I bought an old, decaying property and took on work I knew very little about at the start. Land, animals, a vineyard, tools, fences, wood, iron and everyday tasks taught me another kind of perseverance. It was not a romantic life in the countryside, but work from the ground up: mistakes, learning, fatigue, major expenses and income that could not cover what had to be invested.

In such conditions, a family could not merely exist. It had to live. That realization carried me toward international work, where land gave way to projects, and domestic tasks to responsibility within larger systems. The setting changed, but I carried the same inner standard into it: effort, purpose, order and discipline.

I did not leave farming out of whim or boredom. I left because life required a decision. My family needed firmer ground beneath it, even if that meant leaving again and beginning again elsewhere.

For me, this is not simply a place to live. After long departures and returns, it is where the relationship between work, home and direction comes into view again.

The world, responsibility and work with people

My work and life took me through international environments: Africa, South America, the Middle East, French- and English-speaking settings, the oil, gas and mining industries, security systems, large projects and demanding conditions. All of this broadened my view of people and the world.

I worked in places where responsibility was not measured by good plans, but by whether a system functioned, whether people remained safe and whether decisions could stand up to their consequences.

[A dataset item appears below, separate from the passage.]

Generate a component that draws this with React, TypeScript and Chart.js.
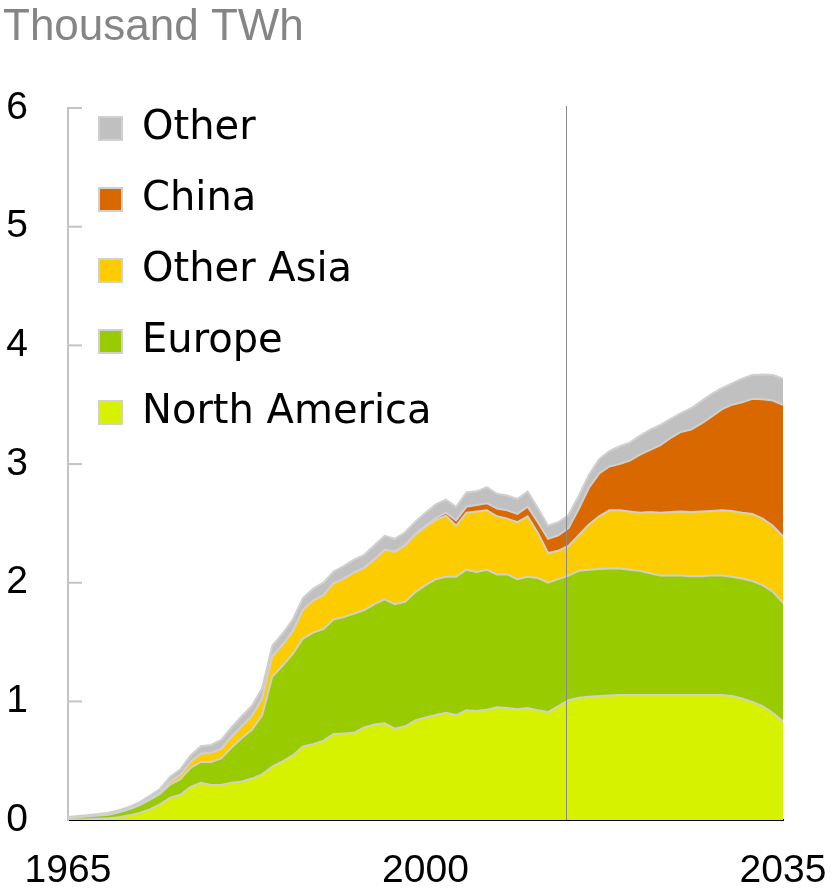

At times the teams were small; at other times the structures were large and demanding. In every case, the same question remained: whether I knew how to carry my part.

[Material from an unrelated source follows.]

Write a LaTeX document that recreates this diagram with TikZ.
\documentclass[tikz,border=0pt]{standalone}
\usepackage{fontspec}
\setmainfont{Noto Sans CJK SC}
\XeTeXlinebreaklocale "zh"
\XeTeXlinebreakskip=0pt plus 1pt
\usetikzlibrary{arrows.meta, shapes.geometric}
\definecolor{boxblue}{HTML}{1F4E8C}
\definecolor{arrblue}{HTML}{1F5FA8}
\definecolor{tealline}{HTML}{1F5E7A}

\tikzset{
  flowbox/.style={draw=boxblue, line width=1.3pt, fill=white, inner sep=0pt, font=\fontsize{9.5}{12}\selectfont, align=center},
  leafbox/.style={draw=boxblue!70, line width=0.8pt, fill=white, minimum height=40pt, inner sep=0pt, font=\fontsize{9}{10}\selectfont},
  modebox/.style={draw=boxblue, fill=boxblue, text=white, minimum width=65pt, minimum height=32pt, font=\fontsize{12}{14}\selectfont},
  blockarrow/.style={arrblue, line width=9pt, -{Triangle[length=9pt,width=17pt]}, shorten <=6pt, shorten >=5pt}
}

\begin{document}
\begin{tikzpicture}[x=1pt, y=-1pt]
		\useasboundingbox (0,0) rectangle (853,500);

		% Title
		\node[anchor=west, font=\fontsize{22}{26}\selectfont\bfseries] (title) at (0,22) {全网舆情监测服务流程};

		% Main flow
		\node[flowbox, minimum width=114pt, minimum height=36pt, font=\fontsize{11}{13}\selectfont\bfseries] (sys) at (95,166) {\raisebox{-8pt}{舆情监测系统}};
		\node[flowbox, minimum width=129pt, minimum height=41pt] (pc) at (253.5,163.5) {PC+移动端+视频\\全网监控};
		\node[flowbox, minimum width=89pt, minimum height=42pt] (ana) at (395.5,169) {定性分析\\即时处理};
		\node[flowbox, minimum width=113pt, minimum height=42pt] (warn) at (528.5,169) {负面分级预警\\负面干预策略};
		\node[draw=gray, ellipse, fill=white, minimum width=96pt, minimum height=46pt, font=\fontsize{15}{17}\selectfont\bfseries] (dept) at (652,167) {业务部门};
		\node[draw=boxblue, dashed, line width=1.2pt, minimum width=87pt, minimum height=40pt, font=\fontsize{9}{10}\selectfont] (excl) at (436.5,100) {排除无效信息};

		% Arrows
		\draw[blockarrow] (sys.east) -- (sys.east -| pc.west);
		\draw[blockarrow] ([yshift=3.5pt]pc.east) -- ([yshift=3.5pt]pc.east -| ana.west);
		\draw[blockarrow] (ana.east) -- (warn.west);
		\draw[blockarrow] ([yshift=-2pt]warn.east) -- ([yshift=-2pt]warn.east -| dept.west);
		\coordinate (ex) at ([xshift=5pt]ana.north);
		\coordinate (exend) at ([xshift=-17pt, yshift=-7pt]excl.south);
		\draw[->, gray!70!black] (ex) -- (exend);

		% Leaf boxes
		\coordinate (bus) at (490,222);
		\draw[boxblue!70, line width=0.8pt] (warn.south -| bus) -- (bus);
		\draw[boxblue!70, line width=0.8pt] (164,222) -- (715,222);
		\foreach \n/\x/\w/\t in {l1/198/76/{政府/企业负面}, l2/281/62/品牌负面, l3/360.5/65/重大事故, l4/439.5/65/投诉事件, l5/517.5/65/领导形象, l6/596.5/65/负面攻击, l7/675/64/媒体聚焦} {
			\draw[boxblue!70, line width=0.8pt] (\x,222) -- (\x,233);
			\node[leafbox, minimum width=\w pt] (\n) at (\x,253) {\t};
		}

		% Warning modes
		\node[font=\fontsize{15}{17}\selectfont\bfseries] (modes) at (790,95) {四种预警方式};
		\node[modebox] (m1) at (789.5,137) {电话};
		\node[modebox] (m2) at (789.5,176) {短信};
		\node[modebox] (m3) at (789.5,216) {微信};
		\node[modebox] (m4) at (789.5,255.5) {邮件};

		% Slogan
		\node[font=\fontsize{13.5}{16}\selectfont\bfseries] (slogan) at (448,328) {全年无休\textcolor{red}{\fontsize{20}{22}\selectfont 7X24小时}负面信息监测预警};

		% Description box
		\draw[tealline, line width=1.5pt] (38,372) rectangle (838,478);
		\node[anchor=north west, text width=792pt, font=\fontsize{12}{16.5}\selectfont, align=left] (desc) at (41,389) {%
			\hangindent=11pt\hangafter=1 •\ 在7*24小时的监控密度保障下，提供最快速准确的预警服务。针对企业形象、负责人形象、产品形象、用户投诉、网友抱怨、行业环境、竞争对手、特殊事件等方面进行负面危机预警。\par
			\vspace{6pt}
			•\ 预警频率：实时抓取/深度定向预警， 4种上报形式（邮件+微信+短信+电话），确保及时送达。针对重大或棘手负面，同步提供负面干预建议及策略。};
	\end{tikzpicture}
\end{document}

Those years gave me breadth. They taught me that different environments require different approaches, while I still had to preserve my own measure, clear judgement and respect for the people I worked with.

Inner stance

Not waiting for perfect conditions. Not hiding behind excuses. Accepting transitions, doing the work in front of me and moving on.

Branko Benčič beside a wooden structure in a home setting
Experience is not found only in words, but also in work, place and everyday discipline.

Home, family and work with my hands

Whatever I have lived through, family has remained my personal core. The wider family is not something I chose. The family I built, however, is a place I choose again and again, not through grand words, but through actions.

Children grow up and go their own way. That is how it should be. My role as a father changed with time, and so did my role as a grandfather. Sometimes I led, sometimes I was simply present, and sometimes I had to learn how to step back.

Over the years, my wife and I have passed through many different periods. Today, it means a great deal to me that after all of it, we still walk hand in hand. I do not write this for effect. I write it because, after many years, I understand what it means that we are still beside each other.

Home, for me today, is not about proving how much I can do myself. It is contact with land, nature, water, wood, metal, animals and everyday work that grounds me. After years of large systems, travel and responsibility, this kind of work restores a simple order: I take something in my hands, repair it, plant it, arrange it, finish it.

Writing as a way of giving form

The LEGIONAR trilogy did not grow out of a desire for spectacle. It came from the need to set down a certain period of life with precision, restraint and without embellishment.

Writing allows me to give form to what I have lived through, so that it remains. Not because my life is greater than other lives, but because every life truly lived carries its own weight.

Speaking comes from the same source, but it is not a repetition of the book. The book is the written record. Speaking is the live encounter. Both are held together by the same stance: to speak from what I have lived, without shortcuts and without pretending that anyone else can do my part for me.

What remains

I have learned that every way of life has its value. None is greater in itself than another. Each teaches something if it is truly lived.

My life has led me through different environments, roles and trials. Some periods were hard, others creative; some successful, others unfinished. All of them left something behind.

Today, books, conversations and encounters with people come from that. I do not offer them as an explanation of how anyone should live, but as a calm way of passing on a view shaped by work, responsibility, family, mistakes, perseverance and time.